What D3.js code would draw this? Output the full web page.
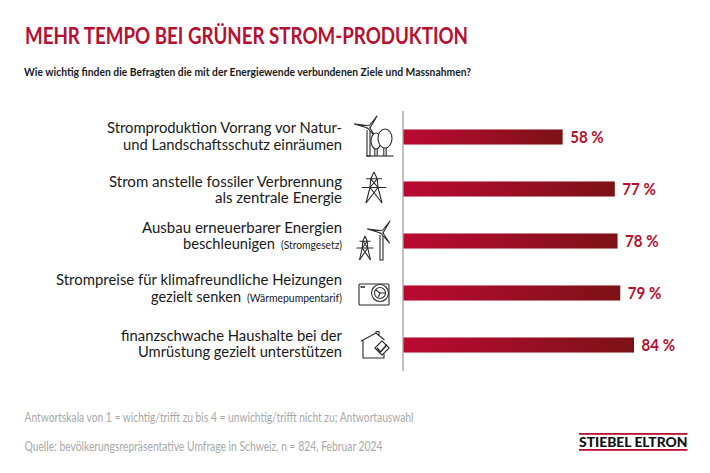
<!DOCTYPE html>
<html>
<head>
<meta charset="utf-8">
<script src="https://cdn.jsdelivr.net/npm/d3@7"></script>
<style>
  body { margin: 0; background: #fff; }
  text { font-family: Lato, "Liberation Sans", sans-serif; }
</style>
</head>
<body>
<div id="chart"></div>
<script>
let categories = ['wind', 'mast', 'ausbau', 'heizung', 'haushalt']
let values = [58, 77, 78, 79, 84]
let labelTop = [
  'Stromproduktion Vorrang vor Natur-',
  'Strom anstelle fossiler Verbrennung',
  'Ausbau erneuerbarer Energien',
  'Strompreise für klimafreundliche Heizungen',
  'finanzschwache Haushalte bei der'
]
let labelBottom = [
  'und Landschaftsschutz einräumen',
  'als zentrale Energie',
  'beschleunigen',
  'gezielt senken',
  'Umrüstung gezielt unterstützen'
]
let labelNote = ['', '', '(Stromgesetz)', '(Wärmepumpentarif)', '']

// layout of the label column, fitted by eye to the reference
let topWidth = [235, 233, 200, 286, 221]
let bottomWidth = [219, 127, 92, 90, 204]
let noteWidth = [0, 0, 61, 95, 0]
let rowShift = [0, 1.5, -4.5, -4, -0.5]

let svg = d3.select('#chart')
  .append('svg')
    .attr('width', 710)
    .attr('height', 473)
    .style('display', 'block')

let grad = svg.append('defs').append('linearGradient').attr('id', 'barFill')
grad.append('stop').attr('offset', '0%').attr('stop-color', '#bb0a33')
grad.append('stop').attr('offset', '100%').attr('stop-color', '#7c1216')

let x = d3.scaleLinear().domain([0, 84]).range([403.5, 634])
let y = d3.scaleBand().domain(categories).range([111, 371]).paddingInner(0.71).paddingOuter(0.355)
let mid = (c) => y(c) + y.bandwidth() / 2

// header
svg.append('text').attr('x', 25).attr('y', 44)
  .attr('font-size', 22.5).attr('font-weight', 700).attr('fill', '#b5102f')
  .attr('textLength', 443).attr('lengthAdjust', 'spacingAndGlyphs')
  .text('MEHR TEMPO BEI GRÜNER STROM-PRODUKTION')
svg.append('text').attr('x', 24).attr('y', 76)
  .attr('font-size', 12).attr('font-weight', 700).attr('fill', '#1a1a1a')
  .attr('textLength', 447).attr('lengthAdjust', 'spacingAndGlyphs')
  .text('Wie wichtig finden die Befragten die mit der Energiewende verbundenen Ziele und Massnahmen?')

// axis line
svg.append('line')
  .attr('x1', 403).attr('x2', 403)
  .attr('y1', y.range()[0]).attr('y2', y.range()[1])
  .attr('stroke', '#a8a8a8').attr('stroke-width', 1.4)

// bars
svg.selectAll('.bar')
  .data(values)
  .enter()
  .append('rect')
    .attr('class', 'bar')
    .attr('x', x(0))
    .attr('y', (d, i) => y(categories[i]))
    .attr('width', (d) => x(d) - x(0))
    .attr('height', y.bandwidth())
    .attr('fill', 'url(#barFill)')

svg.selectAll('.value')
  .data(values)
  .enter()
  .append('text')
    .attr('class', 'value')
    .attr('x', (d) => x(d) + 7.5)
    .attr('y', (d, i) => mid(categories[i]) + 5.5)
    .attr('font-size', 17)
    .attr('font-weight', 700)
    .attr('fill', '#b5102f')
    .attr('textLength', 33.5)
    .attr('lengthAdjust', 'spacingAndGlyphs')
    .text((d) => d + ' %')

// category labels
svg.selectAll('.line1')
  .data(labelTop)
  .enter()
  .append('text')
    .attr('class', 'line1')
    .attr('x', (d, i) => 342 - topWidth[i])
    .attr('y', (d, i) => mid(categories[i]) - 4 + rowShift[i])
    .attr('font-size', 15.5)
    .attr('fill', '#1a1a1a')
    .attr('textLength', (d, i) => topWidth[i])
    .attr('lengthAdjust', 'spacingAndGlyphs')
    .text((d) => d)

svg.selectAll('.line2')
  .data(labelBottom)
  .enter()
  .append('text')
    .attr('class', 'line2')
    .attr('x', (d, i) => 342 - (noteWidth[i] ? noteWidth[i] + 6 : 0) - bottomWidth[i])
    .attr('y', (d, i) => mid(categories[i]) + 12.7 + rowShift[i])
    .attr('font-size', 15.5)
    .attr('fill', '#1a1a1a')
    .attr('textLength', (d, i) => bottomWidth[i])
    .attr('lengthAdjust', 'spacingAndGlyphs')
    .text((d) => d)

svg.selectAll('.note')
  .data(labelNote.filter((d) => d))
  .enter()
  .append('text')
    .attr('class', 'note')
    .attr('x', (d) => 342 - noteWidth[labelNote.indexOf(d)])
    .attr('y', (d) => {
      let i = labelNote.indexOf(d)
      return mid(categories[i]) + 12.7 + rowShift[i]
    })
    .attr('font-size', 11.5)
    .attr('fill', '#1a1a1a')
    .attr('textLength', (d) => noteWidth[labelNote.indexOf(d)])
    .attr('lengthAdjust', 'spacingAndGlyphs')
    .text((d) => d)

// icons, drawn around the middle of each row
let icon = (c) => svg.append('g')
  .attr('transform', `translate(0,${mid(c)})`)
  .attr('fill', 'none')
  .attr('stroke', '#2b2b2b')
  .attr('stroke-width', 1.1)
  .attr('stroke-linejoin', 'round')

let turbine = (g, cx, hub, base) => {
  g.append('path').attr('d', `M${cx - 1.5},${hub + 3}L${cx - 1.5},${base}H${cx + 1.5}V${hub + 3}`)
  g.append('circle').attr('cx', cx).attr('cy', hub).attr('r', 1.8).attr('fill', '#fff')
  g.append('path').attr('d', `M${cx - 1},${hub - 1.5}L${cx - 14},${hub - 3}L${cx - 1},${hub + 1}`).attr('fill', '#fff')
  g.append('path').attr('d', `M${cx + 1},${hub - 1.5}L${cx + 8.5},${hub - 11}L${cx + 1.5},${hub + 1}`).attr('fill', '#fff')
  g.append('path').attr('d', `M${cx + 1.5},${hub + 1}L${cx + 8},${hub + 11}L${cx},${hub + 2}`).attr('fill', '#fff')
}

let pylon = (g, cx, top, h, w) => {
  let p1 = top + h * 0.22
  let p2 = top + h * 0.5
  let bot = top + h
  g.append('path').attr('d', `M${cx},${top}L${cx - w * 0.4},${p1}L${cx - w * 0.5},${p2}L${cx - w},${bot}M${cx},${top}L${cx + w * 0.4},${p1}L${cx + w * 0.5},${p2}L${cx + w},${bot}`)
  g.append('path').attr('d', `M${cx - w},${p1}H${cx + w}M${cx - w * 1.55},${p2}H${cx + w * 1.55}M${cx - w * 0.5},${p2}L${cx + w},${bot}M${cx + w * 0.5},${p2}L${cx - w},${bot}M${cx - w * 0.4},${p1}L${cx + w * 0.5},${p2}M${cx + w * 0.4},${p1}L${cx - w * 0.5},${p2}`)
}

let tree = (g, cx, top, bot, rx, base) => {
  g.append('ellipse').attr('cx', cx).attr('cy', (top + bot) / 2)
    .attr('rx', rx).attr('ry', (bot - top) / 2).attr('fill', '#fff')
  g.append('path').attr('d', `M${cx - 1.2},${bot}V${base}M${cx + 1.2},${bot}V${base}`)
}

let wind = icon('wind')
turbine(wind, 368.5, -10, 19)
wind.append('path').attr('d', 'M366,19H393.5')
tree(wind, 376, -4, 12, 5, 19)
tree(wind, 385, -8, 11, 7, 19)

pylon(icon('mast'), 374, -17, 31, 8)

let ausbau = icon('ausbau')
turbine(ausbau, 381.5, -9, 19)
pylon(ausbau, 365, -5, 24, 5.5)

let heizung = icon('heizung')
heizung.append('rect').attr('x', 359).attr('y', -9).attr('width', 30).attr('height', 21).attr('rx', 1)
heizung.append('circle').attr('cx', 380).attr('cy', 0).attr('r', 8.5)
heizung.append('circle').attr('cx', 380).attr('cy', 0).attr('r', 5.5)
heizung.append('path').attr('d', 'M380,0L376,-3M380,0L385,0M380,0L378.5,4')
heizung.append('path').attr('d', 'M360.5,-6H365').attr('stroke-width', 1.6)

let haushalt = icon('haushalt')
haushalt.append('path').attr('d', 'M384,9V13H363V-5L376,-12L384.5,-5M363,-5L361,-4M376,-12V-13.5H379V-10')
haushalt.append('rect').attr('x', 377).attr('y', -2).attr('width', 10).attr('height', 10)
  .attr('fill', '#fff').attr('transform', 'rotate(-45 382 3)')
haushalt.append('path').attr('d', 'M377,3L380.5,7L387,-0.5').attr('stroke-width', 1.6)

// footer
svg.append('text').attr('x', 24.5).attr('y', 422)
  .attr('font-size', 12.5).attr('fill', '#a9a9a9')
  .attr('textLength', 389).attr('lengthAdjust', 'spacingAndGlyphs')
  .text('Antwortskala von 1 = wichtig/trifft zu bis 4 = unwichtig/trifft nicht zu; Antwortauswahl')
svg.append('text').attr('x', 24.5).attr('y', 451)
  .attr('font-size', 12.5).attr('fill', '#a9a9a9')
  .attr('textLength', 358).attr('lengthAdjust', 'spacingAndGlyphs')
  .text('Quelle: bevölkerungsrepräsentative Umfrage in Schweiz, n = 824, Februar 2024')

// logo
let logo = svg.append('g')
logo.append('rect').attr('x', 579).attr('y', 433).attr('width', 108.5).attr('height', 1.8).attr('fill', '#b5102f')
logo.append('rect').attr('x', 579).attr('y', 449).attr('width', 108.5).attr('height', 1.8).attr('fill', '#b5102f')
logo.append('text').attr('x', 579).attr('y', 447)
  .attr('font-size', 13).attr('font-weight', 900).attr('fill', '#111')
  .attr('textLength', 108.5).attr('lengthAdjust', 'spacingAndGlyphs')
  .text('STIEBEL ELTRON')
</script>
</body>
</html>
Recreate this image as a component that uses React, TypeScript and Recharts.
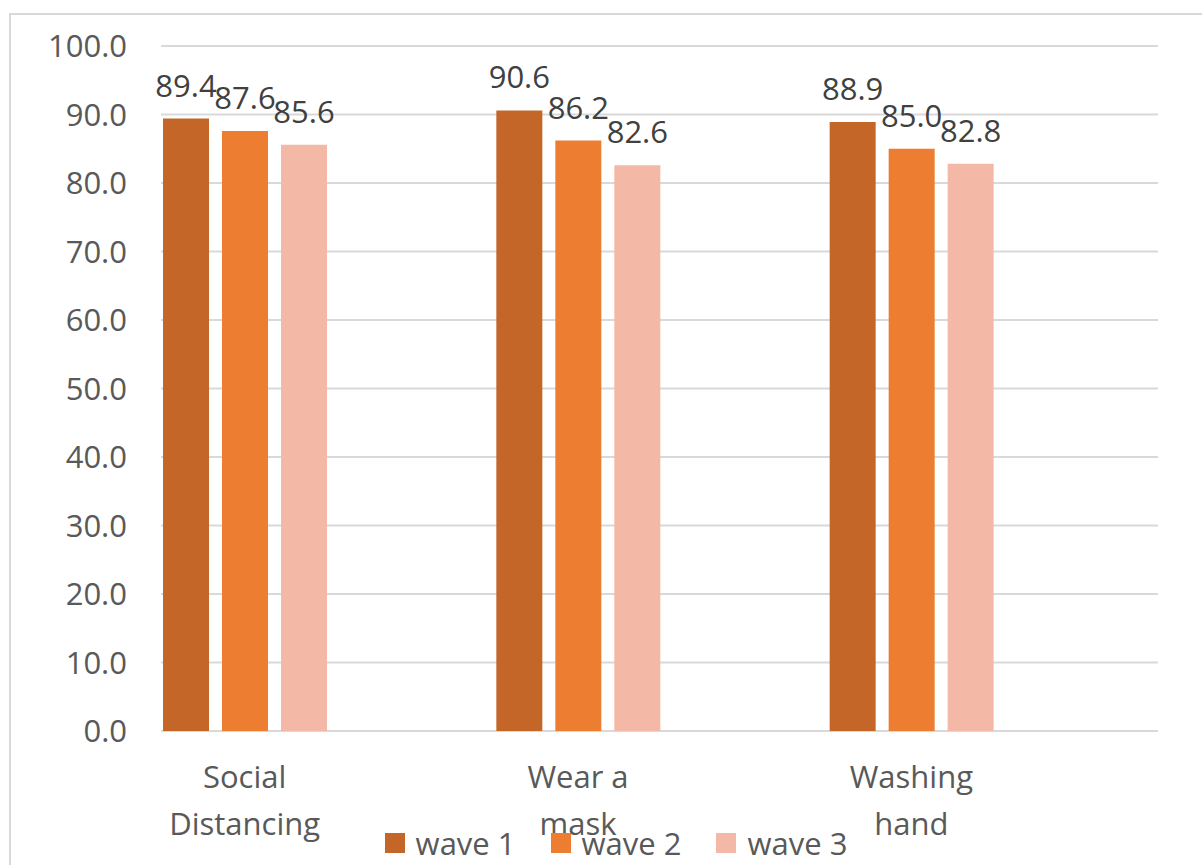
+---+
**What the exercise asks**
List every line above that holds the word "this".

**Exercise solution**
What D3.js code would draw this? Output the full web page.
Recreate this image as a component that uses React, TypeScript and Recharts.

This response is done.